Prop. 13 Benefits a Few at the Expense of Many
The assessed valuation of Orange County property, fueled by a hot real estate market, has increased 10.5% over last year. The boost in values, the highest in four years and about 2% more than county officials predicted, was even more dramatic in individual communities such as Laguna Beach, where the annexation of south Laguna helped raise the city’s property assessment values 40%, and Yorba Linda, where values increased 25%.
The large increase in the assessment roll was unexpected good news for local government because it means more local tax dollars to ease tight budgets. It was good news for some homeowners because it means their property is worth more.
But it also exacerbates the inequity that finds some homeowners paying four to five times more in property taxes each year than their next-door neighbors--even though both homes are worth about the same on the market.

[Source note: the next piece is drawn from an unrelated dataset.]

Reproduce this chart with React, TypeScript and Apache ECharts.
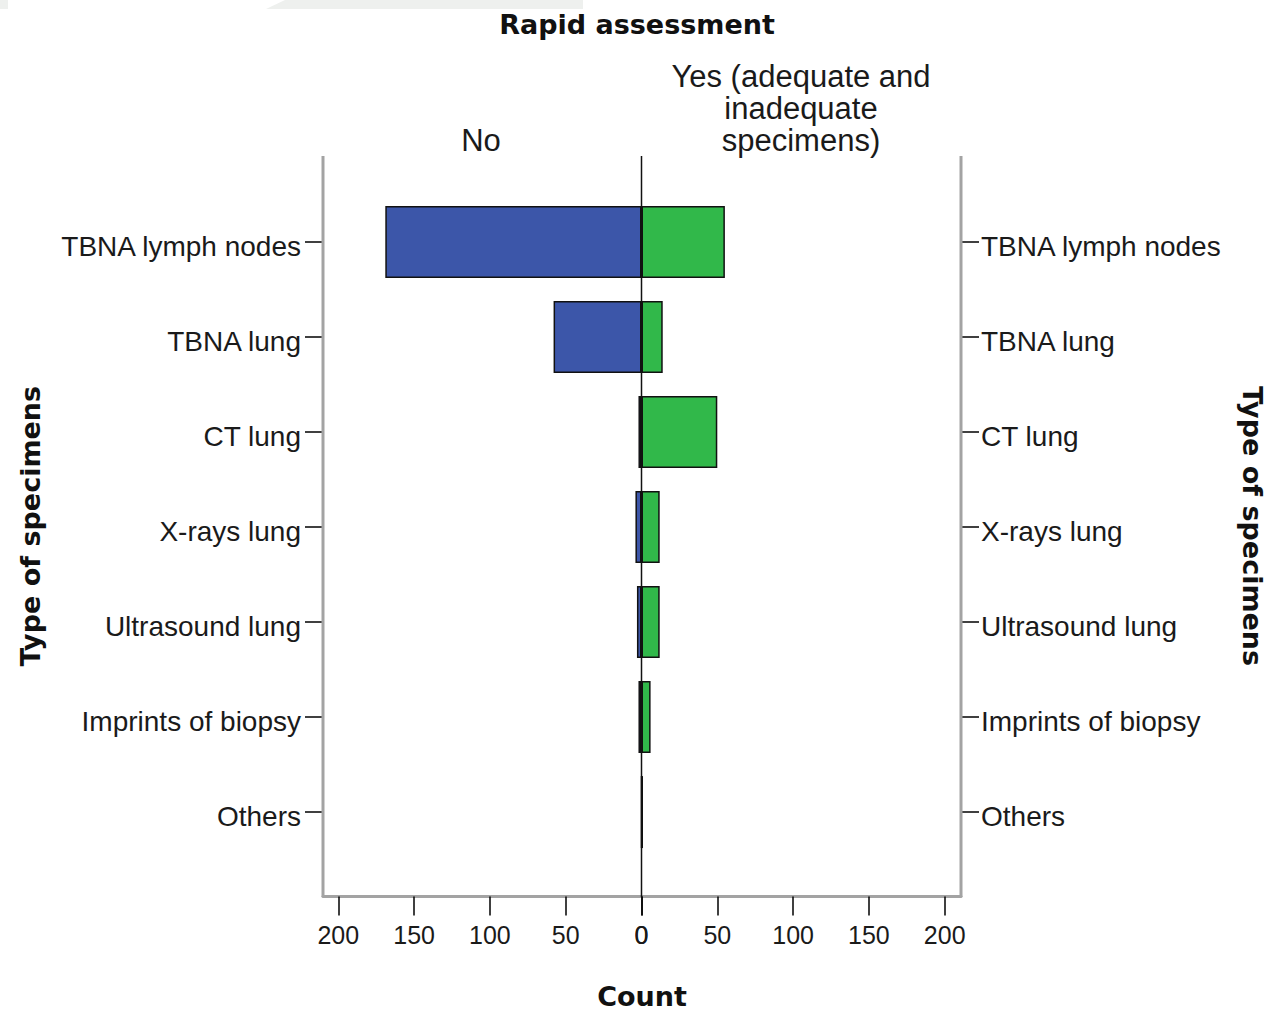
import React, { useEffect, useRef } from "react";
import * as echarts from "echarts";

const categories = [
  "TBNA lymph nodes",
  "TBNA lung",
  "CT lung",
  "X-rays lung",
  "Ultrasound lung",
  "Imprints of biopsy",
  "Others",
];
const noCounts = [169, 58, 2, 4, 3, 2, 0];
const yesCounts = [55, 14, 50, 12, 12, 6, 1];
const tickValues = [0, 50, 100, 150, 200];
const titleText = "Rapid assessment";
const noHeader = "No";
const yesHeader = "Yes (adequate and\ninadequate\nspecimens)";
const yName = "Type of specimens";
const xName = "Count";

const REG = "'Liberation Sans', Arial, sans-serif";
const BOLD = "'DejaVu Sans', sans-serif";
const FRAME = "#a3a3a3";
const TEXT = "#1a1a1a";

export default function App() {
  const ref = useRef<HTMLDivElement>(null);
  useEffect(() => {
    if (!ref.current) return;
    const chart = echarts.init(ref.current, null, { renderer: "svg" });
    const zeroX = 641.5;
    const leftX = 323;
    const rightX = 961;
    const frameTop = 156;
    const frameBottom = 897;
    const barTop = 194.4;
    const barH = 665.2;
    const pxPerUnit = 1.516;
    const xAxisCommon = (gridIndex: number, inverse: boolean, max: number) => ({
      gridIndex,
      type: "value",
      inverse,
      min: 0,
      max,
      position: "bottom",
      offset: frameBottom - 0.5 - (barTop + barH),
      axisLine: { show: true, onZero: false, lineStyle: { color: FRAME, width: 3 } },
      axisTick: { show: true, customValues: tickValues, length: 19, lineStyle: { color: "#000", width: 1.5 } },
      axisLabel: { customValues: tickValues, fontSize: 25, color: TEXT, margin: 26, fontFamily: REG },
      splitLine: { show: false },
    });
    const yAxisCommon = (gridIndex: number, position: string, margin: number) => ({
      gridIndex,
      type: "category",
      data: categories,
      inverse: true,
      position,
      axisLine: { show: false, onZero: false },
      axisTick: { show: true, alignWithLabel: true, length: 18, lineStyle: { color: "#000", width: 1.5 } },
      axisLabel: { fontSize: 28, color: TEXT, margin, fontFamily: REG, verticalAlign: "top", lineHeight: 9 },
      splitLine: { show: false },
    });
    chart.setOption({
      animation: false,
      backgroundColor: "#ffffff",
      title: {
        text: titleText,
        left: "center",
        top: 6,
        textStyle: { fontSize: 27, fontWeight: "bold", fontFamily: BOLD, color: "#111" },
      },
      grid: [
        { left: leftX, top: barTop, width: zeroX - leftX, height: barH, containLabel: false },
        { left: zeroX, top: barTop, width: rightX - zeroX, height: barH, containLabel: false },
      ],
      xAxis: [
        xAxisCommon(0, true, (zeroX - leftX) / pxPerUnit),
        xAxisCommon(1, false, (rightX - zeroX) / pxPerUnit),
      ],
      yAxis: [yAxisCommon(0, "left", 22), yAxisCommon(1, "right", 20)],
      series: [
        {
          name: "No",
          type: "bar",
          xAxisIndex: 0,
          yAxisIndex: 0,
          data: noCounts,
          barWidth: 72,
          itemStyle: { color: "#3c56a9", borderColor: "#111", borderWidth: 1.5 },
        },
        {
          name: "Yes",
          type: "bar",
          xAxisIndex: 1,
          yAxisIndex: 1,
          data: yesCounts,
          barWidth: 72,
          itemStyle: { color: "#31b84a", borderColor: "#111", borderWidth: 1.5 },
        },
      ],
      graphic: [
        {
          type: "polygon",
          z: 0,
          shape: { points: [[0, 0], [8, 0], [8, 9], [0, 9]] },
          style: { fill: "#eef0ee" },
        },
        {
          type: "polygon",
          z: 0,
          shape: { points: [[285, 0], [583, 0], [583, 9], [266, 9]] },
          style: { fill: "#eef0ee" },
        },
        {
          type: "line",
          z: 50,
          shape: { x1: leftX, y1: frameTop, x2: leftX, y2: frameBottom },
          style: { stroke: FRAME, lineWidth: 3 },
        },
        {
          type: "line",
          z: 50,
          shape: { x1: rightX, y1: frameTop, x2: rightX, y2: frameBottom },
          style: { stroke: FRAME, lineWidth: 3 },
        },
        {
          type: "line",
          z: 60,
          shape: { x1: zeroX, y1: frameTop, x2: zeroX, y2: frameBottom },
          style: { stroke: "#111", lineWidth: 1.5 },
        },
        {
          type: "text",
          x: 481,
          y: 140,
          style: { text: noHeader, fontSize: 31, fontFamily: REG, fill: TEXT, align: "center", verticalAlign: "middle" },
        },
        {
          type: "text",
          x: 801,
          y: 108,
          style: {
            text: yesHeader,
            fontSize: 31,
            lineHeight: 32,
            fontFamily: REG,
            fill: TEXT,
            align: "center",
            verticalAlign: "middle",
          },
        },
        {
          type: "text",
          x: 30,
          y: 526,
          rotation: Math.PI / 2,
          style: { text: yName, fontSize: 27, fontWeight: "bold", fontFamily: BOLD, fill: "#111", align: "center", verticalAlign: "middle" },
        },
        {
          type: "text",
          x: 1252,
          y: 526,
          rotation: -Math.PI / 2,
          style: { text: yName, fontSize: 27, fontWeight: "bold", fontFamily: BOLD, fill: "#111", align: "center", verticalAlign: "middle" },
        },
        {
          type: "text",
          x: 642,
          y: 996,
          style: { text: xName, fontSize: 27, fontWeight: "bold", fontFamily: BOLD, fill: "#111", align: "center", verticalAlign: "middle" },
        },
      ],
    });
    return () => chart.dispose();
  }, []);
  return (
    <div
      ref={ref}
      style={{ position: "absolute", left: 0, top: 0, width: 1274, height: 1011 }}
    />
  );
}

That is because under Proposition 13, new homes, newly purchased homes or homes that are renovated are taxed according to the current market value. Exempt from heavy increases caused by increasing property values are those who have remained in their present homes since 1978, when Proposition 13 passed and froze property valuations at the 1975 level. Increases in valuation were restricted to a maximum of 2% a year, as long as property was not sold or significantly altered.

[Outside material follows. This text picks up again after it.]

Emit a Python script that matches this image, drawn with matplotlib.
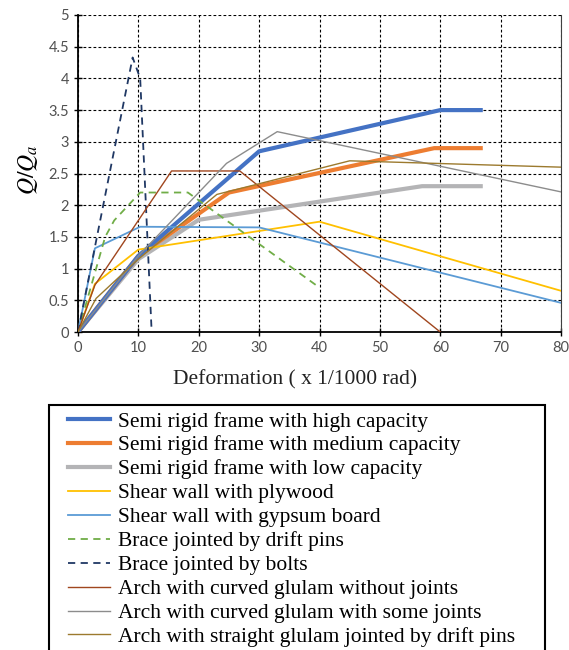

The result is a built-in inequity that benefits homeowners that assessors call “stay-putters” while their neighbors who bought after 1975 pay higher taxes for homes of equal value.
In Orange County the disparity hurts most homeowners. Of 671,000 parcels of land in the county, 183,000 are being taxed according to 1975 valuations. The rest are paying a greater proportion of taxes. That’s a ridiculously unjust ramification of Proposition 13, which has turned out to actually benefit only a relatively few residents at the expense of their neighbors and of better schools and local government services.
The few efforts to change the ratio and apply Proposition 13 more equitably have not been successful because, so far, all attempts would further reduce the property tax revenue already severely limited by Proposition 13.
What is needed is a plan that would raise taxes from some other source to replace those lost by correcting the growing inequity that Proposition 13 is causing. That would not be a tax increase but a needed shift to finally end the objectionable and unfair burden being carried by a majority of homeowners.